Ein Mann fährt in einem gestohlenen Wagen davon und beteuert später, sich nicht an den Vorfall zu erinnern. Eine Frau wird von einem angeblich Unbekannten bedroht, der aber behauptet, sie zu kennen. Die Fälle, die der Neurologie- Professor Christof Kessler schildert, könnten aus Fernsehkrimis stammen. Doch es handelt sich um Krankengeschichten: Der Mann leidet unter einem vorübergehenden Gedächtnisverlust und die Frau unter der Unfähigkeit, Gesichter wiederzuerkennen.
Alle Fälle im Buch beruhen auf der täglichen klinischen Arbeit des Autors. Seine Erfahrungen hat Kessler stark verfremdet und wie Kurzkrimis aufgebaut: Als Ich-Erzähler trägt er verschiedene Indizien für eine Diagnose zusammen und gerät auch mal auf eine falsche Fährte. Nebenbei erfährt der Leser Wichtiges über Ursachen, Symptome und Verläufe neurologischer Krankheiten.

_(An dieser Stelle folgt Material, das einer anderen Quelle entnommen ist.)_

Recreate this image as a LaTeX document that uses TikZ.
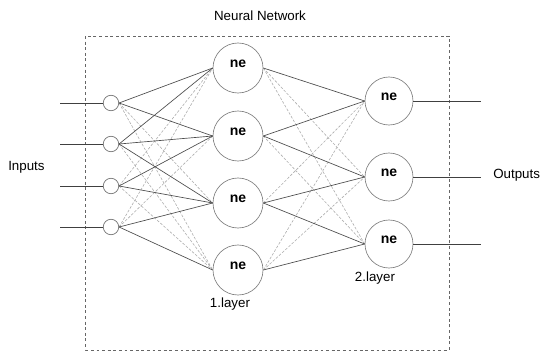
\documentclass[tikz,border=0pt]{standalone}
\usepackage{fontspec}
\setmainfont{Liberation Sans}
\begin{document}
\begin{tikzpicture}[x=0.75pt,y=-0.75pt,
  inputcell/.style={circle,draw=black!55,line width=0.5pt,fill=white,minimum size=11.6pt,inner sep=0pt},
  neuron/.style={circle,draw=black!50,line width=0.5pt,fill=white,inner sep=0pt,
    font=\bfseries\fontsize{10.5}{12}\selectfont,text height=4.5pt,text depth=5pt},
  hidden/.style={neuron,minimum size=37.5pt},
  outcell/.style={neuron,minimum size=36pt},
  strong/.style={draw=black!70,line width=0.5pt},
  faint/.style={draw=black!32,line width=0.45pt,dash pattern=on 2pt off 1.2pt},
  wire/.style={draw=black!75,line width=0.55pt},
  caption/.style={font=\fontsize{10}{12}\selectfont,inner sep=0pt,anchor=base}]
\useasboundingbox (0,0) rectangle (542,353);

% dashed frame of the network
\draw[black!60,line width=0.5pt,dash pattern=on 2.2pt off 2pt] (85.7,36) rectangle (449,350);

\node[caption] (title) at (260,21) {Neural Network};
\node[caption,anchor=base west] (inlabel) at (8,170) {Inputs};
\node[caption,anchor=base west] (outlabel) at (493,178) {Outputs};

% input cells
\foreach \i/\y in {1/103,2/144,3/186,4/227}{
  \node[inputcell] (x\i) at (111,\y) {};
  \coordinate (s\i) at (60,\y);
}
% first layer
\foreach \i/\y in {1/68,2/136,3/203,4/270}
  \node[hidden] (h\i) at (238,\y) {ne};
% second layer
\foreach \i/\y in {1/101,2/177,3/244}{
  \node[outcell] (o\i) at (389,\y) {ne};
  \coordinate (t\i) at (481,\y);
}

\node[caption] (lay1) at (230,307) {1.layer};
\node[caption] (lay2) at (375,281) {2.layer};

% input -> first layer connections
\foreach \a/\b in {1/3,1/4,2/4,3/1,3/4,4/1,4/2}
  \draw[faint] (x\a.east) -- (h\b.west);
\foreach \a/\b in {1/1,1/2,2/1,2/2,2/3,3/2,3/3,4/3,4/4}
  \draw[strong] (x\a.east) -- (h\b.west);

% first layer -> second layer connections
\foreach \a/\b in {1/2,1/3,2/3,3/1,4/1,4/2}
  \draw[faint] (h\a.east) -- (o\b.west);
\foreach \a/\b in {1/1,2/1,2/2,3/2,3/3,4/3}
  \draw[strong] (h\a.east) -- (o\b.west);

% external signal lines
\foreach \i in {1,2,3,4}
  \draw[wire] (s\i) -- (x\i.west);
\foreach \i in {1,2,3}
  \draw[wire] (o\i.east) -- (t\i);
\end{tikzpicture}
\end{document}
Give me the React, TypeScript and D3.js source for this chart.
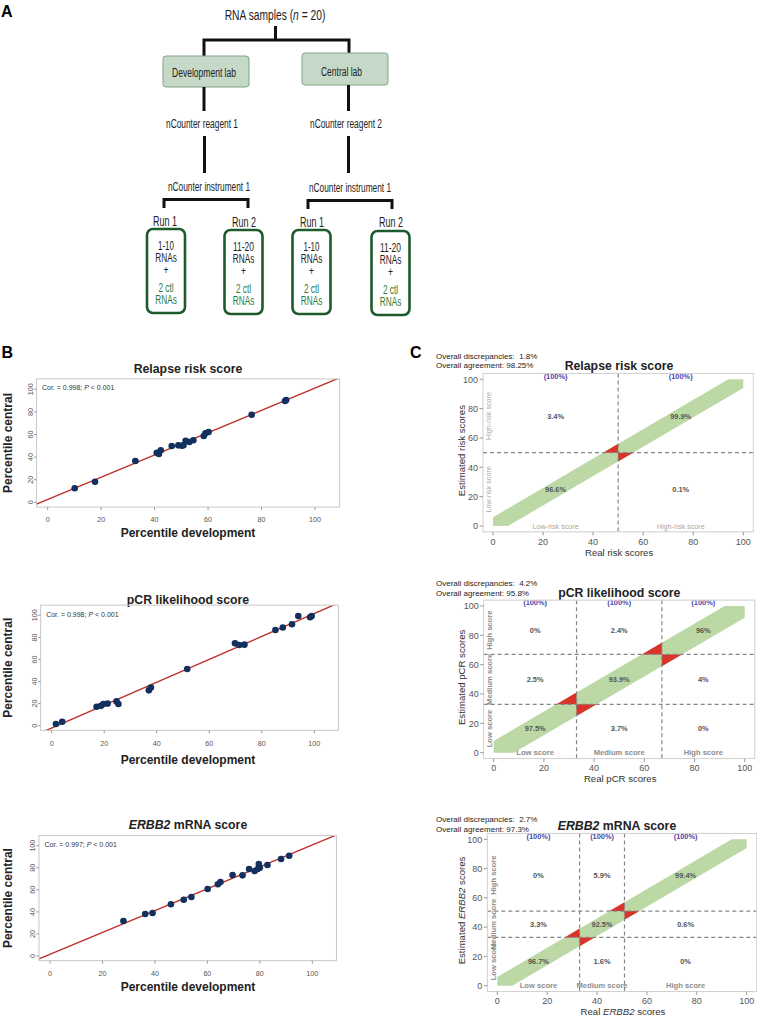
import React from 'react';
import * as d3 from 'd3';

// ---------- Panel B data (percentile development vs central) ----------
const relapseDev = [10.1, 17.7, 32.8, 40.8, 41.6, 42.3, 46.4, 48.9, 50.2, 50.8, 51.6, 53, 54.5, 58.4, 59, 60.2, 76.3, 88.8, 89.2];
const relapseCen = [12.4, 18.2, 36.5, 43.9, 42.7, 46, 49.8, 50.4, 50, 50.5, 54.5, 53.3, 54.9, 58.7, 61, 62.2, 77.5, 89.6, 90.5];
const pcrDev = [1.6, 4.0, 17.1, 18.8, 19.7, 21.3, 24.7, 25.4, 37, 37.8, 51.6, 69.8, 71.4, 73.4, 85.2, 88, 91.5, 93.9, 98.4, 99];
const pcrCen = [1.5, 3.6, 17.2, 18, 19.7, 20, 22, 19.7, 32, 34.5, 51.4, 74.6, 73.1, 73.4, 86.7, 89, 91.9, 99.4, 98.2, 99.3];
const erbbDev = [28, 36.3, 39.1, 46.1, 51, 53.9, 60.1, 64, 65, 69.6, 73.4, 75.9, 78, 79.2, 79.6, 80, 82.9, 88.1, 91.2];
const erbbCen = [31.7, 38.1, 39, 46.9, 51, 53.5, 60.7, 65, 67, 73.4, 73.1, 78.9, 77, 78.9, 83.4, 80, 82.5, 87.9, 90.9];
const fitIntercepts = [2.5, -2.1, 1.56];
const fitSlopes = [0.986, 1.037, 0.991];
const corValues = ['0.998', '0.998', '0.997'];
const axisTicks = [0, 20, 40, 60, 80, 100];

// ---------- Panel C data ----------
const relapseThresholds = [50];
const pcrThresholds = [33, 67];
const erbbThresholds = [33, 51];
const bandHalfWidths = [6, 8, 6];
// rows from low estimated (bottom) to high (top); columns low -> high real
const relapseCells = [['96.6%', '0.1%'], ['3.4%', '99.9%']];
const pcrCells = [['97.5%', '3.7%', '0%'], ['2.5%', '93.9%', '4%'], ['0%', '2.4%', '96%']];
const erbbCells = [['96.7%', '1.6%', '0%'], ['3.3%', '92.5%', '0.6%'], ['0%', '5.9%', '99.4%']];
const relapseCats = ['Low-risk score', 'High-risk score'];
const scoreCats = ['Low score', 'Medium score', 'High score'];
const discrepancies = ['1.8%', '4.2%', '2.7%'];
const agreements = ['98.25%', '95.8%', '97.3%'];
const columnTotals = '(100%)';

const FONT = "'Liberation Sans', Arial, Helvetica, sans-serif";

// ---------- Panel A ----------
function NT({ x, y, len, size, fill = '#222', children, weight = 'normal' }: any) {
  return (
    <text x={x} y={y} fontSize={size} fill={fill} textAnchor="middle" fontWeight={weight}
      textLength={len} lengthAdjust="spacingAndGlyphs" fontFamily={FONT}>{children}</text>
  );
}

function RunBox({ cx, top, first }: any) {
  const w = 38, h = 84;
  return (
    <g>
      <rect x={cx - w / 2} y={top} width={w} height={h} rx={6} ry={6} fill="#fff" stroke="#1d5b2c" strokeWidth={2.6} />
      <NT x={cx} y={top + 21} len={first === '1-10' ? 16 : 21} size={12.5}>{first}</NT>
      <NT x={cx} y={top + 33} len={21.5} size={12.5}>RNAs</NT>
      <NT x={cx} y={top + 45} len={5} size={12.5}>+</NT>
      <NT x={cx} y={top + 63} len={15} size={12.5} fill="#2f7a36">2 ctl</NT>
      <NT x={cx} y={top + 75} len={21.5} size={12.5} fill="#2f7a36">RNAs</NT>
    </g>
  );
}

function PanelA() {
  const st = { stroke: '#111', strokeWidth: 3, fill: 'none' };
  return (
    <g>
      <text x={1} y={17} fontSize={16} fontWeight="bold" fontFamily={FONT}>A</text>
      <text transform="translate(275,20) scale(0.684,1)" fontSize={15} textAnchor="middle" fontFamily={FONT} fill="#222">
        RNA samples (<tspan fontStyle="italic">n</tspan> = 20)
      </text>
      <path d="M275.5,26 V40 M204,40 H349 M204,38.5 V56 M349,38.5 V53" {...st} />
      <rect x={163} y={56} width={86} height={31} rx={3} fill="#c6d9c8" stroke="#7ea585" strokeWidth={1} />
      <NT x={204} y={76.5} len={64} size={12.5}>Development lab</NT>
      <rect x={302} y={53} width={86} height={32} rx={3} fill="#c6d9c8" stroke="#7ea585" strokeWidth={1} />
      <NT x={341.5} y={75.5} len={41} size={12.5}>Central lab</NT>
      <path d="M204,87 V111 M204.5,136 V173 M348.5,85 V111 M348.5,136 V173" {...st} />
      <NT x={202} y={128} len={72} size={12}>nCounter reagent 1</NT>
      <NT x={346} y={128} len={72} size={12}>nCounter reagent 2</NT>
      <NT x={209} y={191} len={82} size={12}>nCounter instrument 1</NT>
      <NT x={350} y={192} len={82} size={12}>nCounter instrument 1</NT>
      <path d="M164,208 V199.5 H248 V208 M308,209 V200.5 H392 V209" {...st} />
      <NT x={165} y={226} len={24} size={14}>Run 1</NT>
      <NT x={244} y={226.5} len={24} size={14}>Run 2</NT>
      <NT x={312} y={226.5} len={24} size={14}>Run 1</NT>
      <NT x={391} y={227} len={24} size={14}>Run 2</NT>
      <RunBox cx={166} top={229} first="1-10" />
      <RunBox cx={243.5} top={230} first="11-20" />
      <RunBox cx={311.5} top={230} first="1-10" />
      <RunBox cx={390.5} top={231} first="11-20" />
    </g>
  );
}

// ---------- Panel B ----------
const bConfigs = [
  { id: 'b1', dev: relapseDev, cen: relapseCen, x0: 47.7, x100: 315, y0: 502.3, y100: 389.3, titleY: 372.5, xlabY: 536.5, title: <tspan>Relapse risk score</tspan> },
  { id: 'b2', dev: pcrDev, cen: pcrCen, x0: 51.7, x100: 314.3, y0: 725.7, y100: 615.3, titleY: 603.5, xlabY: 763.5, title: <tspan>pCR likelihood score</tspan> },
  { id: 'b3', dev: erbbDev, cen: erbbCen, x0: 50, x100: 312.3, y0: 956, y100: 845.7, titleY: 828.5, xlabY: 990.5, title: <><tspan fontStyle="italic">ERBB2</tspan><tspan> mRNA score</tspan></> },
];

function Scatter({ cfg, i }: any) {
  const x = d3.scaleLinear().domain([0, 100]).range([cfg.x0, cfg.x100]);
  const y = d3.scaleLinear().domain([0, 100]).range([cfg.y0, cfg.y100]);
  const L = x(-4.2), R = x(109.2), T = y(109.2), B = y(-4.2);
  const a = fitIntercepts[i], b = fitSlopes[i];
  const lineGen = d3.line<number>().x((u) => x(u)).y((u) => y(a + b * u));
  const pts = d3.zip(cfg.dev, cfg.cen) as [number, number][];
  return (
    <g fontFamily={FONT}>
      <defs>
        <clipPath id={`clip-${cfg.id}`}><rect x={L} y={T} width={R - L} height={B - T} /></clipPath>
      </defs>
      <text x={188} y={cfg.titleY} fontSize={12.3} fontWeight="bold" textAnchor="middle" fill="#222">{cfg.title}</text>
      <path d={lineGen([-4.2, 109.2]) || ''} stroke="#c0302a" strokeWidth={1.4} fill="none" clipPath={`url(#clip-${cfg.id})`} />
      {pts.map(([u, v], k) => (
        <circle key={k} cx={x(u)} cy={y(v)} r={3.3} fill="#12305e" />
      ))}
      <rect x={L} y={T} width={R - L} height={B - T} fill="none" stroke="#c8c8c8" strokeWidth={1} />
      {axisTicks.map((t) => (
        <g key={`x${t}`}>
          <line x1={x(t)} x2={x(t)} y1={B} y2={B + 3} stroke="#999" />
          <text x={x(t)} y={cfg.y0 + 20} fontSize={7.2} textAnchor="middle" fill="#555">{t}</text>
        </g>
      ))}
      {axisTicks.map((t) => (
        <g key={`y${t}`}>
          <line x1={L - 2.5} x2={L} y1={y(t)} y2={y(t)} stroke="#999" />
          <text transform={`translate(${L - 3.5},${y(t)}) rotate(-90)`} fontSize={7.2} textAnchor="middle" fill="#555">{t}</text>
        </g>
      ))}
      <text x={L + 5.5} y={T + 11.5} fontSize={7} fill="#333">
        Cor. = {corValues[i]};  <tspan fontStyle="italic">P</tspan> &lt; 0.001
      </text>
      <text x={188} y={cfg.xlabY} fontSize={12} fontWeight="bold" textAnchor="middle" fill="#222">Percentile development</text>
      <text transform={`translate(11.5,${(T + B) / 2}) rotate(-90)`} fontSize={12} fontWeight="bold" textAnchor="middle" fill="#222">Percentile central</text>
    </g>
  );
}

// ---------- Panel C ----------
const cConfigs = [
  {
    id: 'c1', thr: relapseThresholds, cells: relapseCells, cats: relapseCats, catStyle: { fill: '#a8a8a8', weight: 'normal', size: 7.2 },
    x0: 493, x100: 743.3, y0: 526, y100: 379.3, titleX: 619, discY: 358.5,
    title: <tspan>Relapse risk score</tspan>, xlab: <tspan>Real risk scores</tspan>, ylab: <tspan>Estimated risk scores</tspan>,
  },
  {
    id: 'c2', thr: pcrThresholds, cells: pcrCells, cats: scoreCats, catStyle: { fill: '#8c8c8c', weight: 'bold', size: 7.6 },
    x0: 493.7, x100: 744.7, y0: 752.7, y100: 606, titleX: 619.3, discY: 586,
    title: <tspan>pCR likelihood score</tspan>, xlab: <tspan>Real pCR scores</tspan>, ylab: <tspan>Estimated pCR scores</tspan>,
  },
  {
    id: 'c3', thr: erbbThresholds, cells: erbbCells, cats: scoreCats, catStyle: { fill: '#8c8c8c', weight: 'bold', size: 7.6 },
    x0: 497.3, x100: 746.7, y0: 985.7, y100: 839.3, titleX: 617, discY: 822,
    title: <><tspan fontStyle="italic">ERBB2</tspan><tspan> mRNA score</tspan></>,
    xlab: <><tspan>Real </tspan><tspan fontStyle="italic">ERBB2</tspan><tspan> scores</tspan></>,
    ylab: <><tspan>Estimated </tspan><tspan fontStyle="italic">ERBB2</tspan><tspan> scores</tspan></>,
  },
];

function Agreement({ cfg, i }: any) {
  const x = d3.scaleLinear().domain([0, 100]).range([cfg.x0, cfg.x100]);
  const y = d3.scaleLinear().domain([0, 100]).range([cfg.y0, cfg.y100]);
  const L = x(-4), R = x(104), T = y(104), B = y(-4);
  const w = bandHalfWidths[i];
  const poly = (p: number[][]) => (d3.line()(p.map(([u, v]) => [x(u), y(v)] as [number, number])) || '') + 'Z';
  const band = poly([[0, 0], [w, 0], [100, 100 - w], [100, 100], [100 - w, 100], [0, w]]);
  const bins = [0, ...cfg.thr, 100];
  const centers = bins.slice(0, -1).map((b0: number, k: number) => (b0 + bins[k + 1]) / 2);
  const cs = cfg.catStyle;
  return (
    <g fontFamily={FONT}>
      <defs>
        <clipPath id={`clip-${cfg.id}`}><rect x={L} y={T} width={R - L} height={B - T} /></clipPath>
      </defs>
      <text x={436} y={cfg.discY} fontSize={8} fill="#222" style={{ whiteSpace: 'pre' }}>{`Overall discrepancies:  ${discrepancies[i]}`}</text>
      <text x={436} y={cfg.discY + 9.5} fontSize={8} fill="#222">{`Overall agreement: ${agreements[i]}`}</text>
      <text x={cfg.titleX} y={cfg.y100 - 9.5} fontSize={12.3} fontWeight="bold" textAnchor="middle" fill="#222">{cfg.title}</text>
      <g clipPath={`url(#clip-${cfg.id})`}>
        <path d={band} fill="#bcd9a5" />
        {cfg.thr.map((t: number) => (
          <g key={t}>
            <path d={poly([[t - w, t], [t, t], [t, t + w]])} fill="#d9332a" />
            <path d={poly([[t, t - w], [t + w, t], [t, t]])} fill="#d9332a" />
          </g>
        ))}
        {cfg.thr.map((t: number) => (
          <g key={`d${t}`}>
            <line x1={x(t)} x2={x(t)} y1={T} y2={B} stroke="#858585" strokeWidth={1.2} strokeDasharray="4,3" />
            <line x1={L} x2={R} y1={y(t)} y2={y(t)} stroke="#858585" strokeWidth={1.2} strokeDasharray="4,3" />
          </g>
        ))}
        {cfg.cells.map((row: string[], r: number) => row.map((v: string, c: number) => (
          <text key={`${r}-${c}`} x={x(centers[c])} y={y(centers[r]) + 2.6} fontSize={7.4} fontWeight="bold" textAnchor="middle" fill="#555">{v}</text>
        )))}
        {centers.map((c: number, k: number) => (
          <text key={`t${k}`} x={x(c)} y={y(102.2) + 2.6} fontSize={7.4} fontWeight="bold" textAnchor="middle" fill="#4a45a8">{columnTotals}</text>
        ))}
        {centers.map((c: number, k: number) => (
          <text key={`bx${k}`} x={x(c)} y={y(0) + 2.5} fontSize={cs.size} fontWeight={cs.weight} textAnchor="middle" fill={cs.fill}>{cfg.cats[k]}</text>
        ))}
        {centers.map((c: number, k: number) => (
          <text key={`by${k}`} transform={`translate(${L + 8.5},${y(c)}) rotate(-90)`} fontSize={cs.size} fontWeight={cs.weight} textAnchor="middle" fill={cs.fill}>{cfg.cats[k]}</text>
        ))}
      </g>
      <rect x={L} y={T} width={R - L} height={B - T} fill="none" stroke="#cfcfcf" strokeWidth={1} />
      {axisTicks.map((t) => (
        <g key={`x${t}`}>
          <line x1={x(t)} x2={x(t)} y1={B} y2={B + 3.5} stroke="#999" />
          <text x={x(t)} y={cfg.y0 + 18.5} fontSize={9} textAnchor="middle" fill="#555">{t}</text>
        </g>
      ))}
      {axisTicks.map((t) => (
        <g key={`y${t}`}>
          <line x1={L - 3.5} x2={L} y1={y(t)} y2={y(t)} stroke="#999" />
          <text x={L - 5} y={y(t) + 3.2} fontSize={9} textAnchor="end" fill="#555">{t}</text>
        </g>
      ))}
      <text x={(cfg.x0 + cfg.x100) / 2 + 1} y={cfg.y0 + 29.5} fontSize={9.6} textAnchor="middle" fill="#333">{cfg.xlab}</text>
      <text transform={`translate(465,${(T + B) / 2 - 2}) rotate(-90)`} fontSize={9.6} textAnchor="middle" fill="#333">{cfg.ylab}</text>
    </g>
  );
}

export default function App() {
  return (
    <svg width={757} height={1018} viewBox="0 0 757 1018" style={{ position: 'absolute', left: 0, top: 0, background: '#fff' }}>
      <rect width={757} height={1018} fill="#fff" />
      <PanelA />
      <text x={1.5} y={358} fontSize={16} fontWeight="bold" fontFamily={FONT}>B</text>
      <text x={410} y={358} fontSize={16} fontWeight="bold" fontFamily={FONT}>C</text>
      {bConfigs.map((c, i) => <Scatter key={c.id} cfg={c} i={i} />)}
      {cConfigs.map((c, i) => <Agreement key={c.id} cfg={c} i={i} />)}
    </svg>
  );
}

Kesslers Stärke ist es, klar zu zeigen, wie einschneidend die Diagnose für den Patienten sein kann. Einfühlsam skizziert er zum Beispiel, wie eine junge Frau reagiert, als sie erfährt, dass sie an Multipler Sklerose erkrankt ist. Und er wirft wichtige Fragen auf, etwa, wie viel Distanz ein Arzt wahren sollte. Lesenswert ist das Buch daher auch für Ärzte: Es erinnert sie daran, dass eine schlimme Diagnose dem Patienten den Boden unter den Füßen wegziehen kann.